- WRITTEN EXERCISE: Each line of the material must be repeated precisely, with the pictures left out.

- DATA BLOCK:

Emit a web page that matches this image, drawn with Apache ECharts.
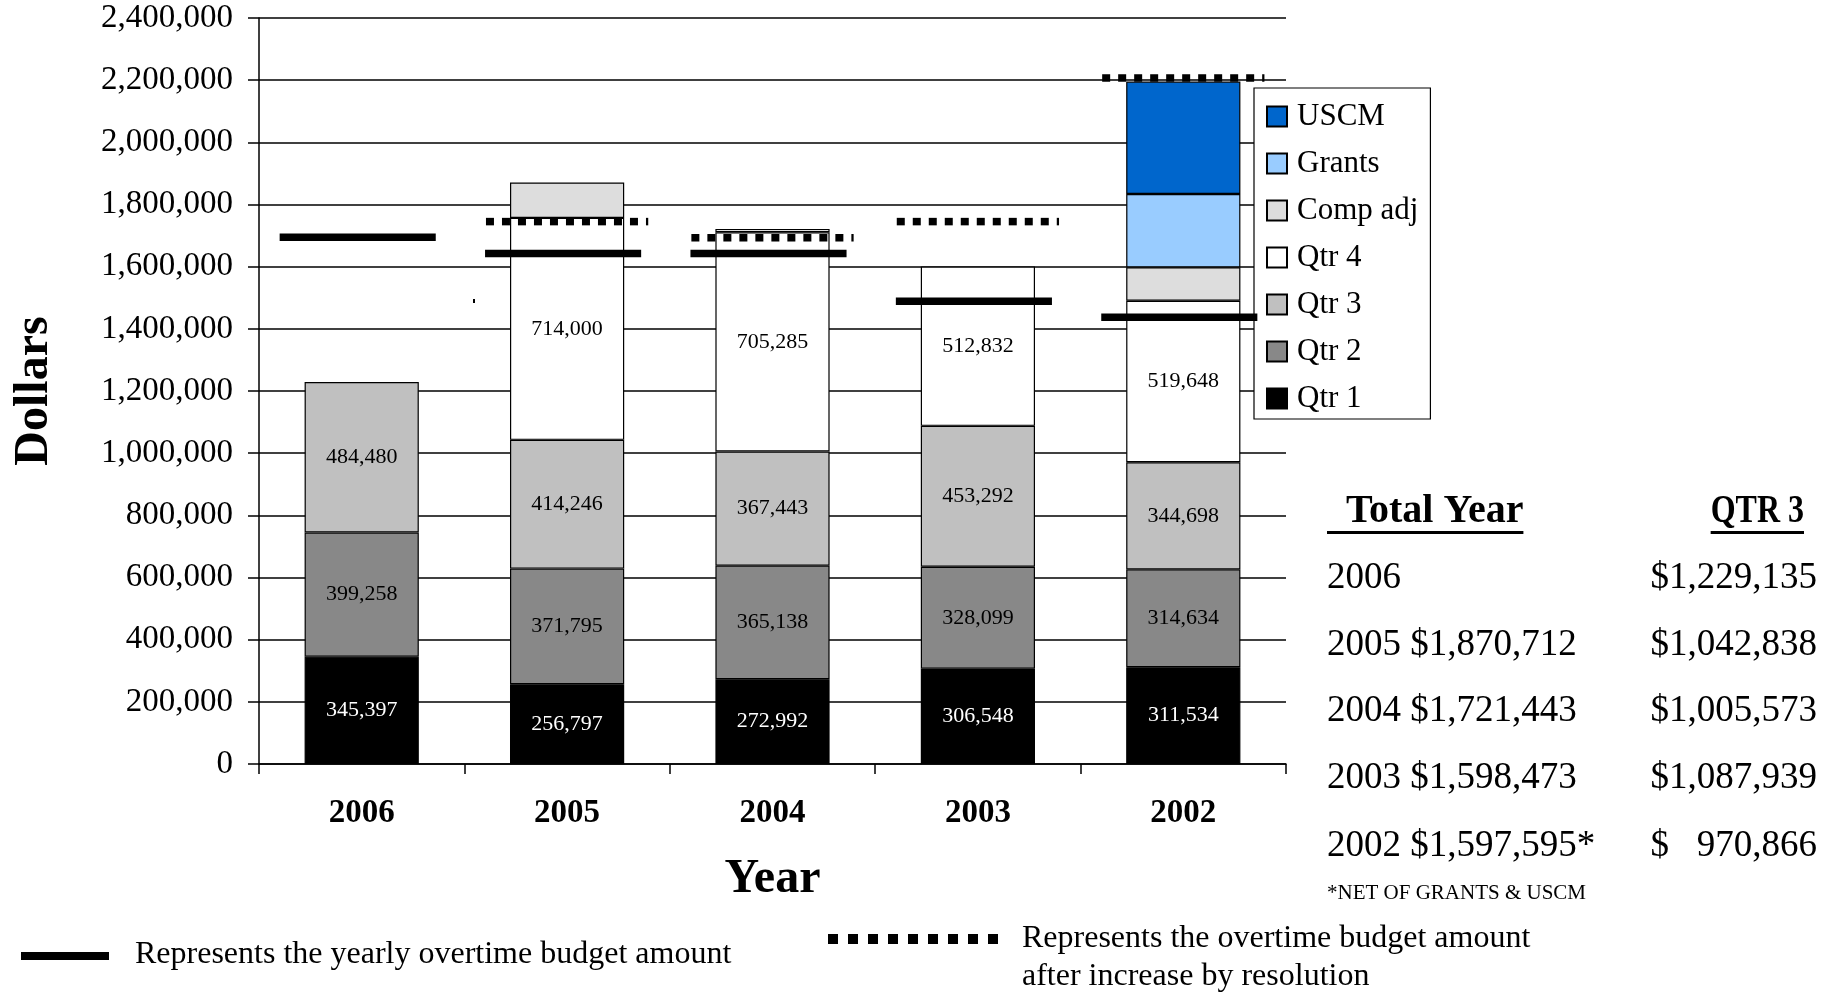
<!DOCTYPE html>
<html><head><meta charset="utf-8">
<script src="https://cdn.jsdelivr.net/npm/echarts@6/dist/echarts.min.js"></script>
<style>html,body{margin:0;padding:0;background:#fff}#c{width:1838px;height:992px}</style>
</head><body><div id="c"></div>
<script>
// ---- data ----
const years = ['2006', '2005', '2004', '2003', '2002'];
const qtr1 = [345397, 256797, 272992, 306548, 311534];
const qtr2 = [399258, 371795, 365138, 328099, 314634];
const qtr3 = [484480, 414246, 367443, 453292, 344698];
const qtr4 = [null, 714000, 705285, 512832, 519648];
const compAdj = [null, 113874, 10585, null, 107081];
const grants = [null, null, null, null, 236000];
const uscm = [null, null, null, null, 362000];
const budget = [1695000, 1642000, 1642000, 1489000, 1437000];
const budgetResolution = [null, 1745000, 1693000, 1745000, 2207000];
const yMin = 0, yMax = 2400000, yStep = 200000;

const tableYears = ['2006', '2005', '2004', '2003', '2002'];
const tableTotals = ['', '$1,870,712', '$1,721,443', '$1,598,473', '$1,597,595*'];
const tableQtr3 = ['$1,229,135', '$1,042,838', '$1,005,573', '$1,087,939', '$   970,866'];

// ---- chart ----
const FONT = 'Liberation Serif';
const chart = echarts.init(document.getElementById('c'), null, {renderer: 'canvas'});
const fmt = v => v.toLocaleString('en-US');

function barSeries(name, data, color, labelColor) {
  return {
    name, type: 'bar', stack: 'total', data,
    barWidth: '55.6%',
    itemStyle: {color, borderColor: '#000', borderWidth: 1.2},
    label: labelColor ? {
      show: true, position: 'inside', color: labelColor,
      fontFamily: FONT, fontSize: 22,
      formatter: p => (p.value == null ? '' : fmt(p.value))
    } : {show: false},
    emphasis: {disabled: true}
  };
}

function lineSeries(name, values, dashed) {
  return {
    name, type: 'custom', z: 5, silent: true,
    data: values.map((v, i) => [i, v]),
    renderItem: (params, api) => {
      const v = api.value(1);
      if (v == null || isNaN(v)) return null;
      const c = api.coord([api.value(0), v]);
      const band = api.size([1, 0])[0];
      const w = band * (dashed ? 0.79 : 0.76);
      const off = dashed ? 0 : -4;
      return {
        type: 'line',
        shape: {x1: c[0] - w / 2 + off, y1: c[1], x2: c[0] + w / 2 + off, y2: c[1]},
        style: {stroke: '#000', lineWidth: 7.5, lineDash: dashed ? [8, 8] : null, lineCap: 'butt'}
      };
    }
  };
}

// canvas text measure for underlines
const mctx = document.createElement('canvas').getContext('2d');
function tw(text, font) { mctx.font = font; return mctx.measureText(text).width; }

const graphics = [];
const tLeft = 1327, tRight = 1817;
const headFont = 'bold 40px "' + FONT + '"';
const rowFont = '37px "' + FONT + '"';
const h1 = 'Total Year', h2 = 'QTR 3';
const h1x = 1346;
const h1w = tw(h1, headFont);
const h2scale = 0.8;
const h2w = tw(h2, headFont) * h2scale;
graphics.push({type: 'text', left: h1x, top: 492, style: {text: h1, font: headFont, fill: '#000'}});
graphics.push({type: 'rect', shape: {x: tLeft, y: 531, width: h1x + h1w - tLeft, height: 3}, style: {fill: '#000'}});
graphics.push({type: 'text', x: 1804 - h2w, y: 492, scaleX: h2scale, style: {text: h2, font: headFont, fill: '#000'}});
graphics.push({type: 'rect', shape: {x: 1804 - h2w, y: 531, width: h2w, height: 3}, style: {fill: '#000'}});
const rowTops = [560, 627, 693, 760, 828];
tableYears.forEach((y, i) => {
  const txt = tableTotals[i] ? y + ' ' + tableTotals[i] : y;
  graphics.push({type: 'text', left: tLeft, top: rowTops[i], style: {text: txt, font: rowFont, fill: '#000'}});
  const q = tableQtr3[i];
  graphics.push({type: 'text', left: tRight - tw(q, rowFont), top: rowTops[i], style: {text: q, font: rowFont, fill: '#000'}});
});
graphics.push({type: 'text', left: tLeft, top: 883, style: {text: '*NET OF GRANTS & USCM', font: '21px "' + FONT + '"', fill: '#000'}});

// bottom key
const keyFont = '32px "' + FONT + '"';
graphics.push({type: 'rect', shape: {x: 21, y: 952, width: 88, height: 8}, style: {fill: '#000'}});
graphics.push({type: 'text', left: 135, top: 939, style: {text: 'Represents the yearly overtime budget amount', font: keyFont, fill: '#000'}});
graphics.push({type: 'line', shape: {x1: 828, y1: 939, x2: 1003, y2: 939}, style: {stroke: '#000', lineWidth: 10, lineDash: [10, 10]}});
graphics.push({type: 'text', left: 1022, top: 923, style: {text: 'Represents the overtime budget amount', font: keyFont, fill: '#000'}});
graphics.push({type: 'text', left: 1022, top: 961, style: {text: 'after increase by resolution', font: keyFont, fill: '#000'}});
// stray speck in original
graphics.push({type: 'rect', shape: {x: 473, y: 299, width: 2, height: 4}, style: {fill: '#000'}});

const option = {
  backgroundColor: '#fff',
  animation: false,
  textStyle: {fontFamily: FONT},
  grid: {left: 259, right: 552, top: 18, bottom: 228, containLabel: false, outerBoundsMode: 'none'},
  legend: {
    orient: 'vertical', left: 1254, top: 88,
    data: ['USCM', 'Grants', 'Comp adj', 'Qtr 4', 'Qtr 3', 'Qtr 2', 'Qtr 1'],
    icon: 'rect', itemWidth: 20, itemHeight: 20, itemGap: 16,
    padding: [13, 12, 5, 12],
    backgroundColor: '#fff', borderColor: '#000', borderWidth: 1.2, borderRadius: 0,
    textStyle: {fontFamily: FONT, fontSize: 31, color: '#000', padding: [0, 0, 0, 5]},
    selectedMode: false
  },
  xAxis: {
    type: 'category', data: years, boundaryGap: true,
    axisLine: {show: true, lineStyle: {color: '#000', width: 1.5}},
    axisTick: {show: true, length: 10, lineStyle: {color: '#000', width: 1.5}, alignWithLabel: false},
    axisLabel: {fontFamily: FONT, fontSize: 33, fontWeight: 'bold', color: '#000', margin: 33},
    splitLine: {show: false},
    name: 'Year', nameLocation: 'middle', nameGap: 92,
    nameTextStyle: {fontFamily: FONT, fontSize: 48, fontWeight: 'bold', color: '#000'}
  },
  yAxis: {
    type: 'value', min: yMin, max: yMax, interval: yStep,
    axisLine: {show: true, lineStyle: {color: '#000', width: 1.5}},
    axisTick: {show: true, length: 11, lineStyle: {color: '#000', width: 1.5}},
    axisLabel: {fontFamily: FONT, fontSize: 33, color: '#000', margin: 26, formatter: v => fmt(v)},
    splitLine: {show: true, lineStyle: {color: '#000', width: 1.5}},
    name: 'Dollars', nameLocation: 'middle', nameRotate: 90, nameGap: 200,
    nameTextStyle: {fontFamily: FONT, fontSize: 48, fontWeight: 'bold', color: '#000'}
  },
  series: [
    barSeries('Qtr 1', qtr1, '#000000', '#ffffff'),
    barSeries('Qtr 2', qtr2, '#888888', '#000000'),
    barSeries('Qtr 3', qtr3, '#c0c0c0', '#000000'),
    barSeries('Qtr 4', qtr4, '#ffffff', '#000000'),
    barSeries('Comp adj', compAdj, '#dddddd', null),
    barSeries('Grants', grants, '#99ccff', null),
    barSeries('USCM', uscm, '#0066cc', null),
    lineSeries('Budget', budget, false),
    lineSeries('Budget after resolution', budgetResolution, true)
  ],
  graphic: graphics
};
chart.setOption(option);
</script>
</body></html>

- FINISHED ANSWER:
Emit a web page that matches this image, drawn with Apache ECharts.
<!DOCTYPE html>
<html><head><meta charset="utf-8">
<script src="https://cdn.jsdelivr.net/npm/echarts@6/dist/echarts.min.js"></script>
<style>html,body{margin:0;padding:0;background:#fff}#c{width:1838px;height:992px}</style>
</head><body><div id="c"></div>
<script>
// ---- data ----
const years = ['2006', '2005', '2004', '2003', '2002'];
const qtr1 = [345397, 256797, 272992, 306548, 311534];
const qtr2 = [399258, 371795, 365138, 328099, 314634];
const qtr3 = [484480, 414246, 367443, 453292, 344698];
const qtr4 = [null, 714000, 705285, 512832, 519648];
const compAdj = [null, 113874, 10585, null, 107081];
const grants = [null, null, null, null, 236000];
const uscm = [null, null, null, null, 362000];
const budget = [1695000, 1642000, 1642000, 1489000, 1437000];
const budgetResolution = [null, 1745000, 1693000, 1745000, 2207000];
const yMin = 0, yMax = 2400000, yStep = 200000;

const tableYears = ['2006', '2005', '2004', '2003', '2002'];
const tableTotals = ['', '$1,870,712', '$1,721,443', '$1,598,473', '$1,597,595*'];
const tableQtr3 = ['$1,229,135', '$1,042,838', '$1,005,573', '$1,087,939', '$   970,866'];

// ---- chart ----
const FONT = 'Liberation Serif';
const chart = echarts.init(document.getElementById('c'), null, {renderer: 'canvas'});
const fmt = v => v.toLocaleString('en-US');

function barSeries(name, data, color, labelColor) {
  return {
    name, type: 'bar', stack: 'total', data,
    barWidth: '55.6%',
    itemStyle: {color, borderColor: '#000', borderWidth: 1.2},
    label: labelColor ? {
      show: true, position: 'inside', color: labelColor,
      fontFamily: FONT, fontSize: 22,
      formatter: p => (p.value == null ? '' : fmt(p.value))
    } : {show: false},
    emphasis: {disabled: true}
  };
}

function lineSeries(name, values, dashed) {
  return {
    name, type: 'custom', z: 5, silent: true,
    data: values.map((v, i) => [i, v]),
    renderItem: (params, api) => {
      const v = api.value(1);
      if (v == null || isNaN(v)) return null;
      const c = api.coord([api.value(0), v]);
      const band = api.size([1, 0])[0];
      const w = band * (dashed ? 0.79 : 0.76);
      const off = dashed ? 0 : -4;
      return {
        type: 'line',
        shape: {x1: c[0] - w / 2 + off, y1: c[1], x2: c[0] + w / 2 + off, y2: c[1]},
        style: {stroke: '#000', lineWidth: 7.5, lineDash: dashed ? [8, 8] : null, lineCap: 'butt'}
      };
    }
  };
}

// canvas text measure for underlines
const mctx = document.createElement('canvas').getContext('2d');
function tw(text, font) { mctx.font = font; return mctx.measureText(text).width; }

const graphics = [];
const tLeft = 1327, tRight = 1817;
const headFont = 'bold 40px "' + FONT + '"';
const rowFont = '37px "' + FONT + '"';
const h1 = 'Total Year', h2 = 'QTR 3';
const h1x = 1346;
const h1w = tw(h1, headFont);
const h2scale = 0.8;
const h2w = tw(h2, headFont) * h2scale;
graphics.push({type: 'text', left: h1x, top: 492, style: {text: h1, font: headFont, fill: '#000'}});
graphics.push({type: 'rect', shape: {x: tLeft, y: 531, width: h1x + h1w - tLeft, height: 3}, style: {fill: '#000'}});
graphics.push({type: 'text', x: 1804 - h2w, y: 492, scaleX: h2scale, style: {text: h2, font: headFont, fill: '#000'}});
graphics.push({type: 'rect', shape: {x: 1804 - h2w, y: 531, width: h2w, height: 3}, style: {fill: '#000'}});
const rowTops = [560, 627, 693, 760, 828];
tableYears.forEach((y, i) => {
  const txt = tableTotals[i] ? y + ' ' + tableTotals[i] : y;
  graphics.push({type: 'text', left: tLeft, top: rowTops[i], style: {text: txt, font: rowFont, fill: '#000'}});
  const q = tableQtr3[i];
  graphics.push({type: 'text', left: tRight - tw(q, rowFont), top: rowTops[i], style: {text: q, font: rowFont, fill: '#000'}});
});
graphics.push({type: 'text', left: tLeft, top: 883, style: {text: '*NET OF GRANTS & USCM', font: '21px "' + FONT + '"', fill: '#000'}});

// bottom key
const keyFont = '32px "' + FONT + '"';
graphics.push({type: 'rect', shape: {x: 21, y: 952, width: 88, height: 8}, style: {fill: '#000'}});
graphics.push({type: 'text', left: 135, top: 939, style: {text: 'Represents the yearly overtime budget amount', font: keyFont, fill: '#000'}});
graphics.push({type: 'line', shape: {x1: 828, y1: 939, x2: 1003, y2: 939}, style: {stroke: '#000', lineWidth: 10, lineDash: [10, 10]}});
graphics.push({type: 'text', left: 1022, top: 923, style: {text: 'Represents the overtime budget amount', font: keyFont, fill: '#000'}});
graphics.push({type: 'text', left: 1022, top: 961, style: {text: 'after increase by resolution', font: keyFont, fill: '#000'}});
// stray speck in original
graphics.push({type: 'rect', shape: {x: 473, y: 299, width: 2, height: 4}, style: {fill: '#000'}});

const option = {
  backgroundColor: '#fff',
  animation: false,
  textStyle: {fontFamily: FONT},
  grid: {left: 259, right: 552, top: 18, bottom: 228, containLabel: false, outerBoundsMode: 'none'},
  legend: {
    orient: 'vertical', left: 1254, top: 88,
    data: ['USCM', 'Grants', 'Comp adj', 'Qtr 4', 'Qtr 3', 'Qtr 2', 'Qtr 1'],
    icon: 'rect', itemWidth: 20, itemHeight: 20, itemGap: 16,
    padding: [13, 12, 5, 12],
    backgroundColor: '#fff', borderColor: '#000', borderWidth: 1.2, borderRadius: 0,
    textStyle: {fontFamily: FONT, fontSize: 31, color: '#000', padding: [0, 0, 0, 5]},
    selectedMode: false
  },
  xAxis: {
    type: 'category', data: years, boundaryGap: true,
    axisLine: {show: true, lineStyle: {color: '#000', width: 1.5}},
    axisTick: {show: true, length: 10, lineStyle: {color: '#000', width: 1.5}, alignWithLabel: false},
    axisLabel: {fontFamily: FONT, fontSize: 33, fontWeight: 'bold', color: '#000', margin: 33},
    splitLine: {show: false},
    name: 'Year', nameLocation: 'middle', nameGap: 92,
    nameTextStyle: {fontFamily: FONT, fontSize: 48, fontWeight: 'bold', color: '#000'}
  },
  yAxis: {
    type: 'value', min: yMin, max: yMax, interval: yStep,
    axisLine: {show: true, lineStyle: {color: '#000', width: 1.5}},
    axisTick: {show: true, length: 11, lineStyle: {color: '#000', width: 1.5}},
    axisLabel: {fontFamily: FONT, fontSize: 33, color: '#000', margin: 26, formatter: v => fmt(v)},
    splitLine: {show: true, lineStyle: {color: '#000', width: 1.5}},
    name: 'Dollars', nameLocation: 'middle', nameRotate: 90, nameGap: 200,
    nameTextStyle: {fontFamily: FONT, fontSize: 48, fontWeight: 'bold', color: '#000'}
  },
  series: [
    barSeries('Qtr 1', qtr1, '#000000', '#ffffff'),
    barSeries('Qtr 2', qtr2, '#888888', '#000000'),
    barSeries('Qtr 3', qtr3, '#c0c0c0', '#000000'),
    barSeries('Qtr 4', qtr4, '#ffffff', '#000000'),
    barSeries('Comp adj', compAdj, '#dddddd', null),
    barSeries('Grants', grants, '#99ccff', null),
    barSeries('USCM', uscm, '#0066cc', null),
    lineSeries('Budget', budget, false),
    lineSeries('Budget after resolution', budgetResolution, true)
  ],
  graphic: graphics
};
chart.setOption(option);
</script>
</body></html>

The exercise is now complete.